Local talent represents AB at Nationals
Mount Royal student on way to UNB to further curling career
By Brendan Stasiewich, Sports Editor
This guy’s got stones. Literally.
Tyler Lautner was born to be a curler. From the age of five, his father, who also played curling at a high level, got his son involved in the sport. And the rest, as they say, is history.
Lautner fell in love with the sport. The Calgary product played through the junior ranks before playing in his first international tournament in 2014, where he had the honour of playing skip, finishing in fifth.
The skipper throws the final two rocks of each end, and is often known as the leader of the team.
But, as fate would have it, Lautner’s junior team was about to go through turmoil. The team decided to split ways, and according to Lautner the breakup wasn’t pretty.
While most breakups are usually followed by listening to Marvin’s Room, excessive drinking, and sending passive aggressive text messages, Lautner would actually get the chance to settle the score.
Reading on Facebook that another high level Alberta curling team led by skip Colton Goller was in need of a player, Lautner “hit him up” and became the team’s newest addition.
In the semi-final match of the 2017 provincial championship in early Jan., Lautner would face his former team to determine who would have the chance to represent Canada at the national finals in Victoria.
You can imagine this meeting went down like all of the biggest rivalries of our generation: Kobe vs. Shaq, Pacquiao vs. Mayweather, Michael Jordan vs. the Mon-Stars in Space Jam, you name it, the theatrics matched.
The nailbiter went to an extra end, where Goller, Lautner’s teammate, had a chance to knock out an opponent’s rock on the final throw to win the match. With Lautner sweeping to help the rock around a guard, the rock curved into the opponent’s rock, knocking it out, booking the four man team’s ticket to the West Coast.

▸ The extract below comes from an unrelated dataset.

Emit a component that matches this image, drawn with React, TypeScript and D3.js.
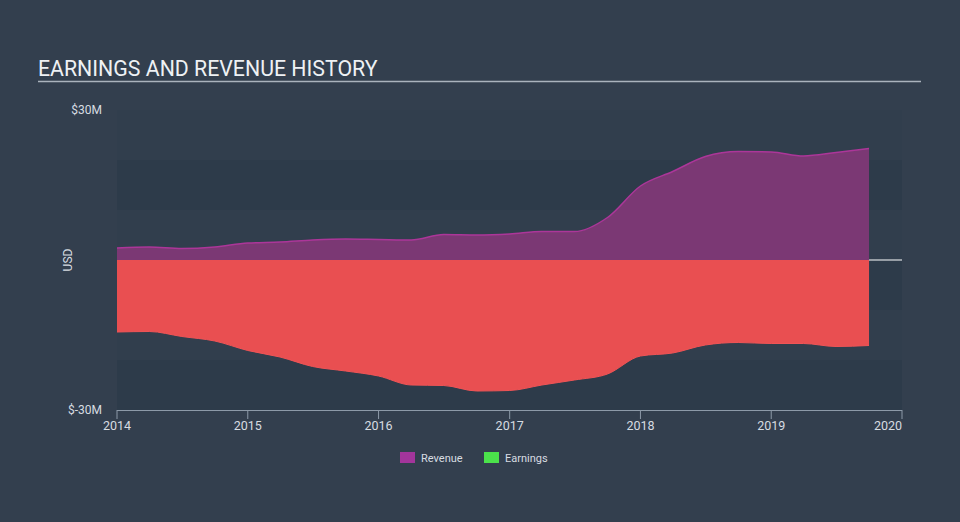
import React from 'react'
import * as d3 from 'd3'

const WIDTH = 960
const HEIGHT = 522
const PLOT = { left: 117, right: 902, top: 110, bottom: 410 }

// quarterly points, values in $M
const dates = [
  '2014-01-01', '2014-04-01', '2014-07-01', '2014-10-01',
  '2015-01-01', '2015-04-01', '2015-07-01', '2015-10-01',
  '2016-01-01', '2016-04-01', '2016-07-01', '2016-10-01',
  '2017-01-01', '2017-04-01', '2017-07-01', '2017-10-01',
  '2018-01-01', '2018-04-01', '2018-07-01', '2018-10-01',
  '2019-01-01', '2019-04-01', '2019-07-01', '2019-10-01',
]
const revenue = [
  2.4, 2.6, 2.3, 2.6,
  3.4, 3.6, 4.0, 4.2,
  4.1, 4.0, 5.1, 5.0,
  5.2, 5.7, 5.7, 8.5,
  14.8, 17.7, 20.7, 21.7,
  21.6, 20.8, 21.5, 22.3,
]
const earnings = [
  -14.4, -14.3, -15.3, -16.2,
  -18.1, -19.4, -21.3, -22.2,
  -23.2, -25.0, -25.1, -26.2,
  -26.1, -25.0, -24.0, -22.8,
  -19.2, -18.6, -17.0, -16.5,
  -16.7, -16.7, -17.3, -17.1,
]
const yearTicks = ['2014', '2015', '2016', '2017', '2018', '2019', '2020']
const bandEdges = [30, 20, 10, 0, -10, -20, -30]
const legendItems = ['Revenue', 'Earnings']

const BG = '#333f4e'
const FONT = 'Roboto, "Open Sans", sans-serif'

export default function App() {
  const parse = d3.timeParse('%Y-%m-%d')
  const data = dates.map((d, i) => ({ date: parse(d) as Date, rev: revenue[i], earn: earnings[i] }))

  const x = d3.scaleTime()
    .domain([new Date(2014, 0, 1), new Date(2020, 0, 1)])
    .range([PLOT.left, PLOT.right])
  const y = d3.scaleLinear().domain([-30, 30]).range([PLOT.bottom, PLOT.top])

  const revArea = d3.area<any>()
    .x((d) => x(d.date))
    .y0(y(0))
    .y1((d) => y(d.rev))
    .curve(d3.curveMonotoneX)
  const revLine = d3.line<any>()
    .x((d) => x(d.date))
    .y((d) => y(d.rev))
    .curve(d3.curveMonotoneX)
  const earnArea = d3.area<any>()
    .x((d) => x(d.date))
    .y0(y(0))
    .y1((d) => y(d.earn))
    .curve(d3.curveMonotoneX)
  const earnLine = d3.line<any>()
    .x((d) => x(d.date))
    .y((d) => y(d.earn))
    .curve(d3.curveMonotoneX)

  // alternating bands, every other 10M strip darker
  const bands = d3.pairs(bandEdges).map(([top, bot], i) => ({ top, bot, dark: i % 2 === 1 }))

  return (
    <div style={{ position: 'absolute', left: 0, top: 0 }}>
      <svg width={WIDTH} height={HEIGHT} style={{ display: 'block', fontFamily: FONT }}>
        <rect width={WIDTH} height={HEIGHT} fill={BG} />

        <text x={38} y={76} fill="#eef1f4" fontSize={21.3}>EARNINGS AND REVENUE HISTORY</text>
        <line x1={38} x2={921} y1={81.5} y2={81.5} stroke="#aab3bd" strokeWidth={1.5} />

        {bands.map((b, i) => (
          <rect key={i} x={PLOT.left} width={PLOT.right - PLOT.left}
            y={y(b.top)} height={y(b.bot) - y(b.top)}
            fill={b.dark ? '#2d3b4a' : '#313e4d'} />
        ))}

        <line x1={PLOT.left} x2={PLOT.right} y1={y(0)} y2={y(0)} stroke="#ffffff" strokeWidth={1.2} />

        <path d={revArea(data) || ''} fill="#7b3874" />
        <path d={revLine(data) || ''} fill="none" stroke="#ac3699" strokeWidth={1.5} />
        <path d={earnArea(data) || ''} fill="#e94f51" />
        <path d={earnLine(data) || ''} fill="none" stroke="#f05456" strokeWidth={1} />

        <text x={102} y={114} textAnchor="end" fill="#d7dce1" fontSize={12}>$30M</text>
        <text x={102} y={414} textAnchor="end" fill="#d7dce1" fontSize={12}>$-30M</text>
        <text transform={`translate(72,${y(0)}) rotate(-90)`} textAnchor="middle" fill="#d7dce1" fontSize={12}>USD</text>

        <line x1={PLOT.left} x2={PLOT.right} y1={PLOT.bottom + 0.5} y2={PLOT.bottom + 0.5} stroke="#8d9aa8" />
        {yearTicks.map((t, i) => {
          const tx = x(new Date(+t, 0, 1))
          const last = i === yearTicks.length - 1
          return (
            <g key={t}>
              <line x1={tx} x2={tx} y1={PLOT.bottom} y2={PLOT.bottom + 9} stroke="#8d9aa8" />
              <text x={tx} y={430} textAnchor={last ? 'end' : 'middle'} fill="#d7dce1" fontSize={12.5}>{t}</text>
            </g>
          )
        })}

        {legendItems.map((name, i) => {
          const lx = i === 0 ? 400 : 484
          return (
            <g key={name}>
              <rect x={lx} y={452} width={15} height={11} fill={i === 0 ? '#a3359b' : '#4be24b'} />
              <text x={lx + 21} y={462} fill="#d7dce1" fontSize={11}>{name}</text>
            </g>
          )
        })}
      </svg>
    </div>
  )
}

Talk about poetic justice.
“There’s always bad blood,” says Lautner. “The way we broke up wasn’t the most G rated breakup, I’d give it a solid 18A rating, I definitely wanted to bring my ‘A’ game and beat those guys.”
Lautner’s new team, now representing Alberta, made the trip to BC in late January, where they finished the national championship with a record of 5-5, a few spots shy of a playoff berth.
Though they didn’t get to play for the right to call themselves Canada’s best, Lautner says that the experience was rewarding.
“I’ve been to a tournament like that before in 2014 [and] only three teams made the playoffs, but overall it was a great experience,” says Lautner. “As for our finish during the week, it wasn’t good but it definitely wasn’t bad.”
Though the team finished in the middle of the pack, the experience has given Lautner an opportunity for the future. With Mount Royal lacking a formal curling program, the head coach of the University of New Brunswick caught wind of Lautner, offering him a spot on the team.
“Unless you go to the [University of Alberta] you don’t really get to play university curling in Alberta,” says Lautner. “New Brunswick’s coach mentioned he had a few guys graduating and asked if I’d be interested in playing.”
Though it’s easy to believe Lautner ‘curls for the girls,’ the real reason he plays is his unequivocal love for the rink. A love that will take him over 4,000 km away from home next September, as he has accepted the University of New Brunswick’s offer.
“I’ve gotten through all the junior levels of curling, I feel like the university level is the next step,” Lautner says.